The statement about UCUM not being
usable for SEND is just not true. Most people coming with this argument
usually haven't read the UCUM specification, so I will explain here how
UCUM can (and should be) used for SEND.
Consider the following "unit" used in SEND: g/animal/day
it contains 3
components, one not being a unit at all: "animal". As unfortunately in
all CDISC-CT for units, objects or properties (like "animals") have been
mixed up with real units. But sometimes this is just necessary to
compensate for basic errors made in the SDTM and SEND models.
Now, as this
also happens in other industries and sciences, UCUM has developed a mechanism for dealing
with this. It is called "annotations". So the UCUM notation for "g/animal/day" is:
g/{animal}/d
with the "topic" (what it is about) of the unit being in curly brackets, the "annotation".
Also remark that
„day“ is written in another way as in the CDISC notation.

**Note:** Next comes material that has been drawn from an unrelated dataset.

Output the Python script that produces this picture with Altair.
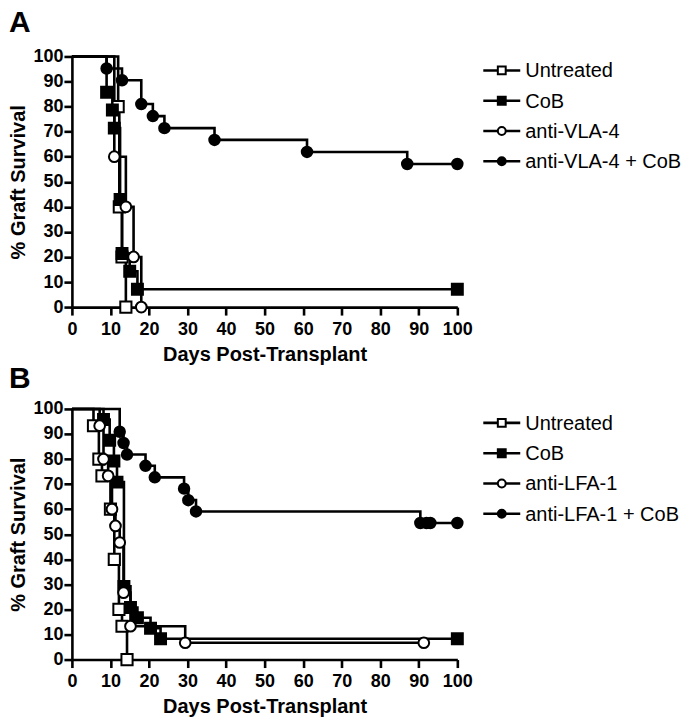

One of the advantages of using UCUM is
that it comes with a machine-executable XML file that describes all the
units and their relations (ucum-essence.xml). So UCUM "knows" that a day is 24 hours, that
an hour is 60 minutes and so on, and that all in a machine-executable
way. So if you would want to calculate how many N g/{animal}/d is in
„milligram per animal per minute“ this can be fully automated (which is
impossible when using CDISC-CT).
The next
objection of the SEND people followed immediately: "yes, but you can
write anything between the curly brackets (defining the that part is an
'annotation'), so we do not have any control anymore what people will
submit at all".
Well, the answer
to that is pretty easy: CDISC should not control "units" like "g/animal/day", it should controll the annotations. So instead of
publishing an ever growing lists containing things like "g/animal/day",
they should be publishing lists of allowed "annotations". I picked out a
few examples from the current SEND-CT that could be done:
{animal}
{cage}
{CAPSULE}
{BAR}
remark that "bar" has in CDISC-CT a totally different meaning than in the rest of the
world: a "bar" in CDISC-CT is a unit of packaging like "a bar of
chocolate" whereas for the rest of the world it is a unit of pressure.

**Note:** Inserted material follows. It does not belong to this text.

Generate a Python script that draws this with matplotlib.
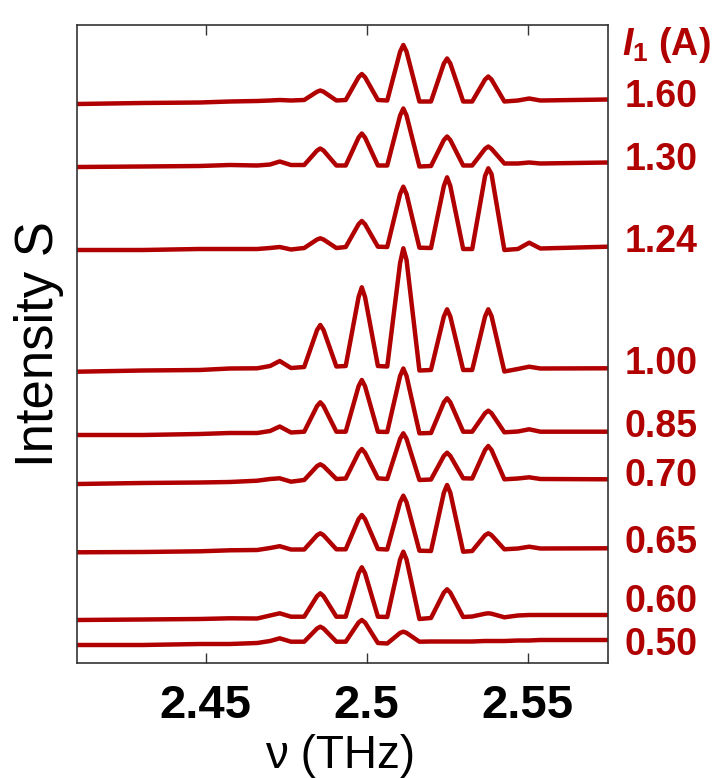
import matplotlib.pyplot as plt

plt.rcParams['font.family'] = ['Liberation Sans', 'DejaVu Sans']
plt.rcParams['mathtext.fontset'] = 'custom'
plt.rcParams['mathtext.it'] = 'Liberation Sans:italic:bold'
plt.rcParams['mathtext.rm'] = 'Liberation Sans:bold'

RED = '#b00000'

# frequency knots (THz), shared by every spectrum
nu = [2.4100, 2.4304, 2.4481, 2.4575, 2.4660, 2.4700, 2.4730, 2.4765,
      2.4806, 2.4846, 2.4856, 2.4866, 2.4906,
      2.4935, 2.4975, 2.4985, 2.4995, 2.5035,
      2.5064, 2.5104, 2.5114, 2.5124, 2.5164,
      2.5200, 2.5240, 2.5250, 2.5260, 2.5300,
      2.5328, 2.5368, 2.5378, 2.5388, 2.5428,
      2.5470, 2.5505, 2.5540, 2.5750]

# intensity above each trace's own baseline (arb. units)
s_160 = [-3.5, -2.5, -2, -1, -0.5, 0, 0.5, 0, 0.5, 8.8, 10, 8.8, 0,
         0.5, 23.3, 26.5, 23.3, 0.5, 0, 48.8, 55.5, 48.8, -1,
         -1, 37, 42, 37, -1, -1, 21, 24, 21, -1, 0, 2, 0, 1]
s_130 = [-1.5, -1, -0.5, 0.5, 0, 1, 4, 0.5, 0.5, 15, 17, 15, 0,
         0, 28, 32, 28, 0, 0, 50, 57, 50, -1,
         -0.5, 25.5, 29, 25.5, 0, 0, 16.7, 19, 16.7, 2, 2, 3, 2, 3]
s_124 = [-2, -2, -1, -1, -1, 0, 1, -1.5, 0, 8.5, 9.7, 8.5, 0,
         1, 23.8, 27, 23.8, 1.3, 1, 54, 61.3, 54, 0.3,
         0, 62, 70.7, 62, -1, -1, 72, 79.7, 74, -2, -1, 5.3, -0.5, 1.3]
s_100 = [-3.7, -2.5, -2, -0.5, -0.3, 2, 7, 0, 1, 38, 43, 38, 1.5,
         2, 71, 80.7, 71, 2, 1.5, 105, 119.7, 108, -2.5,
         -2, 51.5, 58.7, 51.5, -2, -2, 51.5, 58.7, 52, -3.5, -1, 1.3, -0.5, -0.3]
s_085 = [-3, -3, -2, -1, -1, 1, 5.5, -0.5, 0.3, 26, 29.7, 26, 0.3,
         0.3, 45.8, 52, 45.8, 0.3, 0, 56, 63.5, 56, -1.3,
         -1, 29.7, 33.7, 29.7, 0.3, 0.3, 18.8, 21.3, 18.8, -0.3, 0.5, 2.7, 0.3, 0.3]
s_070 = [-4.5, -3.5, -3, -2.5, -1.2, 0.5, 1.2, -2.2, -0.5, 13.4, 15.2, 13.4, 0.5,
         1, 26.8, 30.5, 26.8, 1.2, 0.5, 40.7, 46.2, 40.7, -0.5,
         0, 23.6, 26.8, 23.6, 1.2, 1, 29.5, 33.5, 29.5, 0.2, 1, 2.2, 0.5, 0.2]
s_065 = [-2.8, -2.5, -1.8, -0.8, -0.5, 1.5, 3.3, 0, 0, 14.3, 16.2, 14.3, 0.2,
         0.2, 30.4, 34.5, 30.4, 0.5, 0, 47.3, 53.8, 47.3, -1.2,
         -1.5, 56.8, 64.5, 56.8, -2.2, -1.5, 14.3, 16.2, 14.3, 0.2, 1, 2.8, 1, 1.2]
s_060 = [-3.3, -2.8, -2.3, -1.6, -1.8, 1.2, 3.4, 0, 0, 20.6, 23.4, 20.6, 0,
         0, 43.5, 49.4, 43.5, 0, -0.3, 57.2, 65, 57.2, -2.3,
         -1.3, 24.1, 27.4, 24.1, -0.3, 0.2, 3, 3.4, 3, -0.6, 1.2, 1.7, 1.7, 1.7]
s_050 = [-3.5, -3.5, -2.5, -2.5, -1.5, 0.5, 3.2, -0.2, -0.2, 13, 14.8, 13, -0.2,
         -0.2, 19, 21.5, 19, -1.5, -2, 8.6, 9.8, 8.6, -0.2,
         0, 0, 0, 0, 0, 0, 0.5, 0.5, 0.5, 0.5, 1, 1, 1.5, 1.5]

spectra = [s_160, s_130, s_124, s_100, s_085, s_070, s_065, s_060, s_050]
currents = ['1.60', '1.30', '1.24', '1.00', '0.85', '0.70', '0.65', '0.60', '0.50']
offsets = [562.5, 497.5, 415, 295, 231, 183.5, 113.5, 46.3, 21.5]
label_y = [566.3, 503, 420.5, 299, 236, 187, 120, 60.5, 18]

fig = plt.figure(figsize=(7.22, 7.78), dpi=100)
ax = fig.add_axes([77 / 722, 115 / 778, 531 / 722, 638 / 778])

for s, off in zip(spectra, offsets):
    ax.plot(nu, [off + v for v in s], color=RED, lw=3.2,
            solid_joinstyle='round', solid_capstyle='butt')

ax.set_xlim(2.41, 2.575)
ax.set_ylim(0, 638)
ax.set_yticks([])
ax.set_xticks([2.45, 2.5, 2.55])
ax.set_xticklabels(['2.45', '2.5', '2.55'])
ax.tick_params(axis='x', direction='in', top=True, length=7, width=1,
               pad=15, labelsize=34, color='#333333')
for lbl in ax.get_xticklabels():
    lbl.set_fontweight('bold')
for sp in ax.spines.values():
    sp.set_color('#333333')
    sp.set_linewidth(1.2)

ax.set_xlabel('ν (THz)', fontsize=33, va='baseline')
ax.xaxis.set_label_coords(0.495, -0.1646)
ax.set_ylabel('Intensity S', fontsize=38)
ax.yaxis.set_label_coords(-0.024, 0.5)

# current labels on the right
tr = ax.get_yaxis_transform()
for cur, y in zip(currents, label_y):
    ax.text(1.032, y, cur, transform=tr, ha='left', va='center',
            fontsize=27, fontweight='bold', color=RED, clip_on=False)
ax.text(1.026, 618, r'$I_1$ (A)', transform=tr, ha='left', va='center',
        fontsize=27, fontweight='bold', color=RED, clip_on=False)

fig.savefig('out.png', dpi=100)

By making clear that it is a "UCUM annotation" however (i.e. putting it
in curly brackets), it is immeditely clear that it is not a unit for
pressure, but something else, and can even be used parallel with the
real "bar" unit.
Another
advantage of having CDISC control over the annotations instead of the "units list" itself is that it allows for flexibility. For example if
someone (e.g. an investigator) needs to have a unit "animals per cage", a
request must be made to CDISC to extend the "UNIT" codelist with a new
term, which takes months, with the possibility that the new term request
is turned down.
When using UCUM
however, with CDISC having controll over the annotations, the term can
be used immediately as "cage" and "animal" are already in the list of
allowed annotations. So the investigator can just use:
{animal}/{cage}
which is a valid UCUM unit.
Now the
investigator realizes that "animals per cage" is not very precise.

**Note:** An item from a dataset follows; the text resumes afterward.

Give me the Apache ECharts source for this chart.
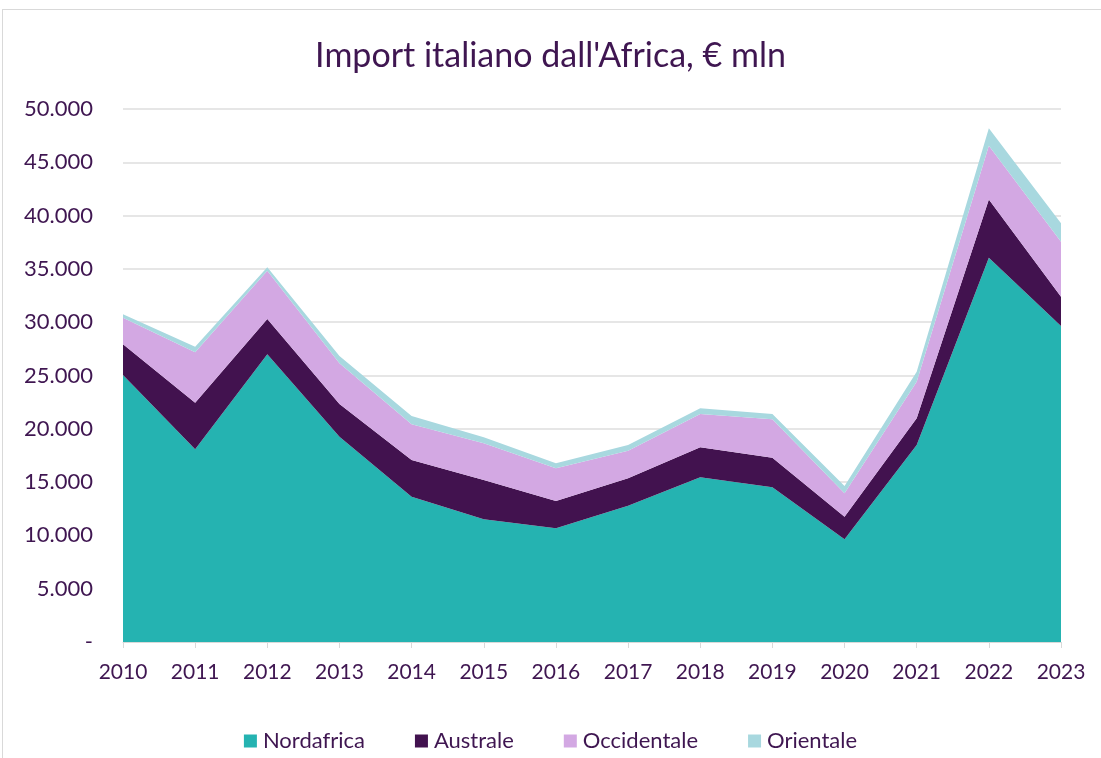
<!DOCTYPE html>
<html>
<head>
<meta charset="utf-8">
<script src="https://cdn.jsdelivr.net/npm/echarts@6/dist/echarts.min.js"></script>
<style>
  html, body { margin: 0; padding: 0; background: #fff; }
  #frame { position: absolute; left: 2px; top: 9px; width: 1110px; height: 760px; border: 1px solid #d9d9d9; }
  #chart { position: absolute; left: 0; top: 0; width: 1101px; height: 758px; }
</style>
</head>
<body>
<div id="frame"></div>
<div id="chart"></div>
<script>
    const years = ['2010', '2011', '2012', '2013', '2014', '2015', '2016', '2017', '2018', '2019', '2020', '2021', '2022', '2023'];
    const nordafrica = [25050, 18070, 26990, 19260, 13630, 11510, 10660, 12790, 15450, 14510, 9630, 18480, 36050, 29640];
    const australe = [2880, 4380, 3310, 3070, 3440, 3690, 2570, 2560, 2810, 2780, 2130, 2500, 5470, 2750];
    const occidentale = [2490, 4730, 4530, 3810, 3350, 3440, 3060, 2600, 3130, 3600, 2190, 3440, 5040, 5160];
    const orientale = [320, 520, 320, 690, 780, 560, 470, 530, 530, 500, 680, 940, 1630, 1730];

    const textColor = '#3f1651';
    const fontFam = 'Lato, "Open Sans", sans-serif';

    const chartDom = document.getElementById('chart');
    const myChart = echarts.init(chartDom, null, { renderer: 'canvas' });

    // stacked area layer
    const layer = (name, data, color) => ({
        name: name,
        type: 'line',
        stack: 'tot',
        data: data,
        symbol: 'none',
        lineStyle: { width: 0 },
        areaStyle: { color: color, opacity: 1 },
        itemStyle: { color: color }
    });

    const option = {
        animation: false,
        title: {
            text: "Import italiano dall'Africa, € mln",
            left: 'center',
            top: 34,
            textStyle: { color: textColor, fontSize: 34, fontWeight: 'normal', fontFamily: fontFam }
        },
        legend: {
            bottom: 1,
            left: 'center',
            itemWidth: 13,
            itemHeight: 13,
            itemGap: 50,
            icon: 'rect',
            textStyle: { color: textColor, fontSize: 22, fontFamily: fontFam, padding: [0, 0, 0, 1] }
        },
        grid: { left: 123, right: 40, top: 109, bottom: 116 },
        xAxis: {
            type: 'category',
            boundaryGap: false,
            data: years,
            axisLine: { lineStyle: { color: '#d9d9d9', width: 1 } },
            axisTick: { show: true, length: 6, lineStyle: { color: '#d9d9d9' } },
            axisLabel: { color: textColor, fontSize: 21, fontFamily: fontFam, margin: 20 }
        },
        yAxis: {
            type: 'value',
            min: 0,
            max: 50000,
            interval: 5000,
            axisLine: { show: false },
            axisTick: { show: false },
            splitLine: { lineStyle: { color: '#e6e6e6', width: 2 } },
            axisLabel: {
                color: textColor,
                fontSize: 22,
                fontFamily: fontFam,
                margin: 30,
                formatter: v => v === 0 ? '-' : v.toLocaleString('de-DE')
            }
        },
        series: [
            layer('Nordafrica', nordafrica, '#25b3b1'),
            layer('Australe', australe, '#42124f'),
            layer('Occidentale', occidentale, '#d3a8e3'),
            layer('Orientale', orientale, '#a8d8df')
        ]
    };

    myChart.setOption(option);
    window.addEventListener('resize', myChart.resize);
</script>
</body>
</html>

He/she has chickens, so what is important for the "density" (a UCUM
property by the way) is the number of chickens per square meter. Instead
of needing to request for a new term once again, he/she can simply use:
{animal}/m2
which is again a
valid UCUM unit with the additional advantage that a computer can
immediately and fully automatically calculate how many "animals per
square yard" that is.
The investigator
however also works with birds that can really
fly (in contrast to chickens). So in that case, the density is better defined by the number of
birds per cubic meter. Without needing to do a request for a new term
again, he/she can now write:
{animal}/m3
which again is fully automatically interconvertable to e.g. „number of animals per gallon“.
So my proposal to
CDISC is: discontinue the development of this ever growing list of units
(that are not units) and that are not interconvertible by computers.
Start using UCUM and publish lists of allowed annotations. For each SEND
(but also SDTM) variable, CDISC can then publish a list of (one or
more) "strongly preferred" units. For example for "height of subjects"
(DM.HEIGHT):
cm
m
[in_i]
(the latter is
UCUM for "inches"). This set is a valid set of UCUM units which are fully
interconvertible by computers (UCUM „knows“ that an inch is 2.54cm –
CDISC-CT does not have that in machine-executable code)
Or for a SEND variable that describes the amount of food for the animals:
g/{animal}/d
g/{animal}/wk
which are all
valid UCUM units with the additional advantage that even when the
investigator has been collecting the amount of food as "gram per animal
per month" (g/{animal}/mo) this can be fully automatically recalculated in one of the above.
Comments are very welcome as always